>> begin Data shown
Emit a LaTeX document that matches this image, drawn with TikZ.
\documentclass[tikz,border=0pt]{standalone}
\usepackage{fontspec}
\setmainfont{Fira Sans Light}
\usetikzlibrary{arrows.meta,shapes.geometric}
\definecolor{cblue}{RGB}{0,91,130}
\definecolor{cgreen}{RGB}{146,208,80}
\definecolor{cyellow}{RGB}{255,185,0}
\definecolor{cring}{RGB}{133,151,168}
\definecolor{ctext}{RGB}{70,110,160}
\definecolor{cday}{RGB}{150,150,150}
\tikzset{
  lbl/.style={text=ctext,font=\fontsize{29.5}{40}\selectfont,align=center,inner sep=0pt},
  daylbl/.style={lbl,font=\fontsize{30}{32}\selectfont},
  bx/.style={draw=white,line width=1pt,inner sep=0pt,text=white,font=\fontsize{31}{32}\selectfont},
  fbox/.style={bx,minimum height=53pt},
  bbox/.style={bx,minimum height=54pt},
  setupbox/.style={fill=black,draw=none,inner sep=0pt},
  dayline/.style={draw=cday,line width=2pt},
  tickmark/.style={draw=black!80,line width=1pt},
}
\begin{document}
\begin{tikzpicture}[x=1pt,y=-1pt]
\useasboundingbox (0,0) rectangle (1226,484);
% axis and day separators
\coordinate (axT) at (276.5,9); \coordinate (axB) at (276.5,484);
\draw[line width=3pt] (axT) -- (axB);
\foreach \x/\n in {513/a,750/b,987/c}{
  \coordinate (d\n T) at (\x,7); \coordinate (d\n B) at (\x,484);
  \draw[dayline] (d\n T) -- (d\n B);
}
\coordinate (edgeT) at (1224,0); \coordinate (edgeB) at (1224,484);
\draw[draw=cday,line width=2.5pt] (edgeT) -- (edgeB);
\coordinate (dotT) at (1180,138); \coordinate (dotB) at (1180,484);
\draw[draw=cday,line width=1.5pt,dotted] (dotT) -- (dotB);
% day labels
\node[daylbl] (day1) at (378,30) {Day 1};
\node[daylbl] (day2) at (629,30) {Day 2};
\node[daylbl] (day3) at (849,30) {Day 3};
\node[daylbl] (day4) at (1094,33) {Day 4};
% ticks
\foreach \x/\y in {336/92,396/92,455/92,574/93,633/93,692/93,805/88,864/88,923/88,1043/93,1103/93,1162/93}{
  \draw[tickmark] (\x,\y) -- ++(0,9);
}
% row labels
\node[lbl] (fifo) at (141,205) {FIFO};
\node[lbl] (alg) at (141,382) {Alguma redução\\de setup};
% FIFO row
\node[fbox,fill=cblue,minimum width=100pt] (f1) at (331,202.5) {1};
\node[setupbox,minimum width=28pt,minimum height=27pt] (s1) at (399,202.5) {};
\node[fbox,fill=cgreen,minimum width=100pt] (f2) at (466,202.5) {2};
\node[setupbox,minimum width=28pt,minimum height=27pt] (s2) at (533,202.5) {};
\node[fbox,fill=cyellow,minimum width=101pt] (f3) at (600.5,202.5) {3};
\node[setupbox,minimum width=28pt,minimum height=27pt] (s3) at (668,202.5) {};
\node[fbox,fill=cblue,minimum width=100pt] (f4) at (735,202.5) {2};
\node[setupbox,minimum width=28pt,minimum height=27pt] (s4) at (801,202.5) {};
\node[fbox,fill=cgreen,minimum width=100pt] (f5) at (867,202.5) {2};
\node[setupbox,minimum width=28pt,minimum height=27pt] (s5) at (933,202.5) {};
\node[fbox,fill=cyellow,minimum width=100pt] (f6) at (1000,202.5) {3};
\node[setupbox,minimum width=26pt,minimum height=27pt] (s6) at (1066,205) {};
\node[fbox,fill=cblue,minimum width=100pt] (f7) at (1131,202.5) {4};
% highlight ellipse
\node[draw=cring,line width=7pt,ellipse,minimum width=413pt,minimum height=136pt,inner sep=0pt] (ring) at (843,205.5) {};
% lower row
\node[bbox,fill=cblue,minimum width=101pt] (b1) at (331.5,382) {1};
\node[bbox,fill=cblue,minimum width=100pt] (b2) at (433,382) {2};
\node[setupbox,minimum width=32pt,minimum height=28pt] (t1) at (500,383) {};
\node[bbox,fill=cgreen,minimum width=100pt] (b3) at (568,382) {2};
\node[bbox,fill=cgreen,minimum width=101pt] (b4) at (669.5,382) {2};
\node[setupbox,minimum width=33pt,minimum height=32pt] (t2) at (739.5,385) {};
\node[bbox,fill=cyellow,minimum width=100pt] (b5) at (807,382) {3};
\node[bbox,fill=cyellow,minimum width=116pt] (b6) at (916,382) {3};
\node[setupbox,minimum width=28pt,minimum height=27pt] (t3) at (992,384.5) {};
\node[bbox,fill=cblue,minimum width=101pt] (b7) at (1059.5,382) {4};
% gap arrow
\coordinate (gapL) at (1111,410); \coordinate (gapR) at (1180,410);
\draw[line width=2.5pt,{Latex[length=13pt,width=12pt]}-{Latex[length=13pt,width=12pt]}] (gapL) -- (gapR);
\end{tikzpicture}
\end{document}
>> end Data shown
>> begin Data shown
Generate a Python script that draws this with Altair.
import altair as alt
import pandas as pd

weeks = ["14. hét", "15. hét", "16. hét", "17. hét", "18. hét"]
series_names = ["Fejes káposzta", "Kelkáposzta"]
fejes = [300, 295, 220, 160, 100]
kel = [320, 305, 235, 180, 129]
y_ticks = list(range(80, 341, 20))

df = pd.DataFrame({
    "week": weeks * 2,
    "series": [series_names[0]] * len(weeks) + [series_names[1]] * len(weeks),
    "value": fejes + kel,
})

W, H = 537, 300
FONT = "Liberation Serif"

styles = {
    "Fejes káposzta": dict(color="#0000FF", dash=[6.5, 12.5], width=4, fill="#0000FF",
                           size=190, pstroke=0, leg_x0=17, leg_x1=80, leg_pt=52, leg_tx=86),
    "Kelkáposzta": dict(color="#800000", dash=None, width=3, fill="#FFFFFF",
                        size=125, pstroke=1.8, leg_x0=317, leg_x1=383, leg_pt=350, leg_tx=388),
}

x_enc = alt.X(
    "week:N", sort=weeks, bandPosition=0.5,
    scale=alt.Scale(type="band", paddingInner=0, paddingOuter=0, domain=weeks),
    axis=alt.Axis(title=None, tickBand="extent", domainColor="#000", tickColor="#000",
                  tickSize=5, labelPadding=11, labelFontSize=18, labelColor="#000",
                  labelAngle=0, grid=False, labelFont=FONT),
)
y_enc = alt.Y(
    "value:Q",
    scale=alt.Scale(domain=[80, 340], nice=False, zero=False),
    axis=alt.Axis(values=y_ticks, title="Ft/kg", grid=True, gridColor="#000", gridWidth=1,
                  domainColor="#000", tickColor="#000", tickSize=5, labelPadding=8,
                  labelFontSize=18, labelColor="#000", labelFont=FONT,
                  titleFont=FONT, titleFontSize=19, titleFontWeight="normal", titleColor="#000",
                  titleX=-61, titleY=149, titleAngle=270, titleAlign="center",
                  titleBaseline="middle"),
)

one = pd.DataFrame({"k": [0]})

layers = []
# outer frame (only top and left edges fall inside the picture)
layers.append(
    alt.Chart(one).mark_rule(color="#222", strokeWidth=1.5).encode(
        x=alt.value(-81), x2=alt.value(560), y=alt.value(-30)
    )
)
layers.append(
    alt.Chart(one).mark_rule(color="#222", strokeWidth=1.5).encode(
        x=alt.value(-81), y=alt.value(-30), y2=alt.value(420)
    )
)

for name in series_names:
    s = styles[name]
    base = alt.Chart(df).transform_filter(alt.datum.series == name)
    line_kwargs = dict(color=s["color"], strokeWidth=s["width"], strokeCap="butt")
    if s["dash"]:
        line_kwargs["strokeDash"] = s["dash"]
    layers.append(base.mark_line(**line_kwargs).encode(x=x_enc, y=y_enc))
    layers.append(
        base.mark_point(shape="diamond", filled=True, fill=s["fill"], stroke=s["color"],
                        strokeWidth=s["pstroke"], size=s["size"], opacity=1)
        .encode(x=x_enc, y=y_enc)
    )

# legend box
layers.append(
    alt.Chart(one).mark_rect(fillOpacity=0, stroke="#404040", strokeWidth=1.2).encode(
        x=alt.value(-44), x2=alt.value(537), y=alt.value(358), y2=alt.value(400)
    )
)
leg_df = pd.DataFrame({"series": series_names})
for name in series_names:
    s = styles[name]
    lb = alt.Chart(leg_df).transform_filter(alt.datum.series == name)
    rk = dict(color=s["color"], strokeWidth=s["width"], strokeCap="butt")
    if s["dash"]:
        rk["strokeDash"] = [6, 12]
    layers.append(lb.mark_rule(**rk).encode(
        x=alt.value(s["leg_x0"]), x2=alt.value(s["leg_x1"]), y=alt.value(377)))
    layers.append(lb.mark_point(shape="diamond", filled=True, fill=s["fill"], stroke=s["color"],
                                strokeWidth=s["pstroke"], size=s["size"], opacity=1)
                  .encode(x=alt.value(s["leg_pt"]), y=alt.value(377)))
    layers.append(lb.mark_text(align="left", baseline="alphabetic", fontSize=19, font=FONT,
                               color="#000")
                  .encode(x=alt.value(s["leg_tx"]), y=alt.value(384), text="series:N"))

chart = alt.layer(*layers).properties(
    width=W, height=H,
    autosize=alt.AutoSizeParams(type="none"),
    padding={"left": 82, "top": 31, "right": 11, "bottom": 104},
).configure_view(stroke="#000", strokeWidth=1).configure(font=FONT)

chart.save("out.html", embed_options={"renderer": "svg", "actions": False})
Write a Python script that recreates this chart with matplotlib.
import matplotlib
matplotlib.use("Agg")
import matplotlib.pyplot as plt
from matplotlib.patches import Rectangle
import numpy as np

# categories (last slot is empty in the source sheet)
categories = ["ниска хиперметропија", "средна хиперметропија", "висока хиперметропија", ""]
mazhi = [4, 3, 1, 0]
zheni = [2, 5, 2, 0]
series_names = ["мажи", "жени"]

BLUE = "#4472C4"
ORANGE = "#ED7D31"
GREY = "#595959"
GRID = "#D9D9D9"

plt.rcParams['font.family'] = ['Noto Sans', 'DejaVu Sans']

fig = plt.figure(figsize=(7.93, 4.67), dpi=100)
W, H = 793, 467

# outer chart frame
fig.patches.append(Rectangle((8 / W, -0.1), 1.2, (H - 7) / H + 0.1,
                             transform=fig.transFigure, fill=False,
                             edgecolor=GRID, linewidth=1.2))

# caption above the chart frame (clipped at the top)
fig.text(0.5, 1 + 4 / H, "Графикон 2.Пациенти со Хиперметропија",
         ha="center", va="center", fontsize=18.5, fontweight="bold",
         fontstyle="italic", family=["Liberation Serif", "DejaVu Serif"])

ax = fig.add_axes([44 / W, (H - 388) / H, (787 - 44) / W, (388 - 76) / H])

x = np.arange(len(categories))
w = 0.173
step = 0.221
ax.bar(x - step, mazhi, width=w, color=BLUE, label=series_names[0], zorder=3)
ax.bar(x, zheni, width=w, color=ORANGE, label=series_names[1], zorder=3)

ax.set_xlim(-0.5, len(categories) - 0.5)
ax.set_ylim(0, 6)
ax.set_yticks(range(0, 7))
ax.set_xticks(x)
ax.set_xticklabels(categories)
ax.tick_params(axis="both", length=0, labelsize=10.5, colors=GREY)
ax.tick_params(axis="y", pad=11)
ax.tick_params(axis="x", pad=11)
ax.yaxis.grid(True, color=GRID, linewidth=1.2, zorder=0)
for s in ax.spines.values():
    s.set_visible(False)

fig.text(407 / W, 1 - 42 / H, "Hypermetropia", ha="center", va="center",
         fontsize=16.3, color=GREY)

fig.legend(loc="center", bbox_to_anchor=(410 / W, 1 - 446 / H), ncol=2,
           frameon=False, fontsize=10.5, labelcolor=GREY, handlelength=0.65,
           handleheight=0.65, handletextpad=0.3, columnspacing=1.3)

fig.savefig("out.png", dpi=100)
>> end Data shown
Problem :: In the material above, locate the line containing "Write a Python" and the line containing "s.set_visible(False)". Transcribe exactly those two lines and every line between them, and nothing more.

Solution to this exercise ::
Write a Python script that recreates this chart with matplotlib.
import matplotlib
matplotlib.use("Agg")
import matplotlib.pyplot as plt
from matplotlib.patches import Rectangle
import numpy as np

# categories (last slot is empty in the source sheet)
categories = ["ниска хиперметропија", "средна хиперметропија", "висока хиперметропија", ""]
mazhi = [4, 3, 1, 0]
zheni = [2, 5, 2, 0]
series_names = ["мажи", "жени"]

BLUE = "#4472C4"
ORANGE = "#ED7D31"
GREY = "#595959"
GRID = "#D9D9D9"

plt.rcParams['font.family'] = ['Noto Sans', 'DejaVu Sans']

fig = plt.figure(figsize=(7.93, 4.67), dpi=100)
W, H = 793, 467

# outer chart frame
fig.patches.append(Rectangle((8 / W, -0.1), 1.2, (H - 7) / H + 0.1,
                             transform=fig.transFigure, fill=False,
                             edgecolor=GRID, linewidth=1.2))

# caption above the chart frame (clipped at the top)
fig.text(0.5, 1 + 4 / H, "Графикон 2.Пациенти со Хиперметропија",
         ha="center", va="center", fontsize=18.5, fontweight="bold",
         fontstyle="italic", family=["Liberation Serif", "DejaVu Serif"])

ax = fig.add_axes([44 / W, (H - 388) / H, (787 - 44) / W, (388 - 76) / H])

x = np.arange(len(categories))
w = 0.173
step = 0.221
ax.bar(x - step, mazhi, width=w, color=BLUE, label=series_names[0], zorder=3)
ax.bar(x, zheni, width=w, color=ORANGE, label=series_names[1], zorder=3)

ax.set_xlim(-0.5, len(categories) - 0.5)
ax.set_ylim(0, 6)
ax.set_yticks(range(0, 7))
ax.set_xticks(x)
ax.set_xticklabels(categories)
ax.tick_params(axis="both", length=0, labelsize=10.5, colors=GREY)
ax.tick_params(axis="y", pad=11)
ax.tick_params(axis="x", pad=11)
ax.yaxis.grid(True, color=GRID, linewidth=1.2, zorder=0)
for s in ax.spines.values():
    s.set_visible(False)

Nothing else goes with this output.